Why the Cuba Libre Hates Being Called a Rum and Coke
One of the problems when you learn to drink in small bars in the middle of Minnesota, thinking the writers of Cocktail knew something about good drinks, is that you never learn about the rich history of American cocktails. So you end up spending lots of time drinking cheap mixed drinks and arguing whether or not it’s worth the money to buy something better than the rot gut on the rail.
This struck home the other day when I was reading Vintage Spirits and Forgotten Cocktails and came across a recipe for the Cuba Libre. Having always believed a Cuba Libre was nothing more than a fancy Rum and Coke, I was surprised to learn it was something completely different and that there might be a place for cola in the world of cocktails.
History of the Cuba Libre
The legend around the Cuba Libre is that the drink was created in Havana during the Spanish-American war by some American soldiers connected to Teddy Roosevelt’s Rough Riders. Bacardi even goes so far as to say the drink was first ordered by a Captain Russell who ordered his with Bacardi gold.
As great as it would be if this story were true, it’s been pretty well debunked, since Coca-Cola wouldn’t have been readily available in Cuba when the Rough Riders were there and anyone who clearly remembers the birth of a great drink is too sober to be trusted. There’s even some question whether or not the drink originated in Cuba.
Unfortunately, I wasn’t able to find any great origin stories for the Rum and Coke, which wasn’t a surprise. Personally, I like to think it was some soda jerk back in Coke’s early, early days who said to himself, “you know, a little shot or two of rum would make this syrupy sweet cocaine even better.”
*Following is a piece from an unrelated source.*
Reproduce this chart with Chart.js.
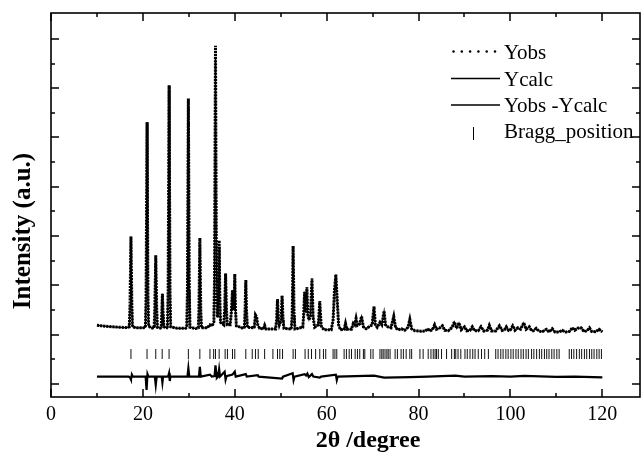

The heyday for the Rum and Coke was a couple of wars after Teddy led the charge up San Juan Hill. During World War II the Rum and Coke had everything going its way. American distillers were required to produce industrial alcohol, which meant there was a shortage of spirits that opened up a lot of room for rum producers from the Caribbean, who weren’t subject to rationing.
It also didn’t hurt that Robert Woodruff, who was running Coca-Cola and was friends with Eisenhower, came up with the brilliant marketing scheme of making sure American soldiers could buy a Coke for 5¢, no matter where they were, which meant shipping soda fountains and syrup all over the world as a way to boost morale and ensure Coca-Cola wasn’t subject to the same rationing as everyone else.
To top everything off, so to speak, the Andrew Sisters recorded the strangely hypnotic hit ode to American cultural imperialism Rum and Coca-Cola about young girls in Trinidad falling in love with G.I.s, drinking rum and Coca-Cola and working for the Yankee dollar.
What Makes a Cuba Libre Different than a Rum and Coke
What makes a Cuba Libre different than a regular old Rum and Coke is the lime juice. A Rum and Coke is two ingredients – rum & coke – served over ice in a glass. I’ve had them served in everything from cheap plastic glasses that feel like the Coke is going to eat through the bottom too big old German beer steins, it’s a great mixed drink, especially on a hot summer day.
A Cuba Libre is all about the lime juice. To make a traditional Cuba Libre you juice half a lime, muddling the spent shell in the bottom of the glass with the juice to bring out some of the oils in the lime, before adding the ice, rum, and coke.
What you get with a Cuba Libre is a bright island drink with all sorts of complex flavors and an interesting texture that is something completely different than a regular old Rum and Coke.
At this point you’re probably saying “whatever” under your breath, if the only difference between the two is one ingredient, then they’re really the same thing. My response is go make a peanut butter and jelly sandwich without the jelly because that’s how big the difference is between these two drinks. Don’t believe us try a taste along.
For this taste along you’ll you a need a reasonably good rum, ice, some coke, and a lime. Line up three glasses and fill the first two glasses with ice, pour in 2 ounces of rum, and top off with Coca-Cola. In one of the glasses add a lime wedge, giving it a squeeze before you drop it in.
In the third glass squeeze the juice of half of a lime, drop in the spent lime shell and muddle the lime juice with the shell before adding ice, 2 ounces of rum, and topping the glass off with Coke and a good stir.
Now take a drink of each version and see how different they are. In our testing we tried all sorts of variations, with different types of rum, different types of coke, muddled, not muddled and what was clear after an afternoon of drinking was that the Cuba Libre is a cocktail in its own right. And the reason the Cuba Libre hates being called a Rum and Coke is because that’s why it spends all its time hidden in the back of old bar manuals, instead of being celebrated as a refreshing summer cocktail.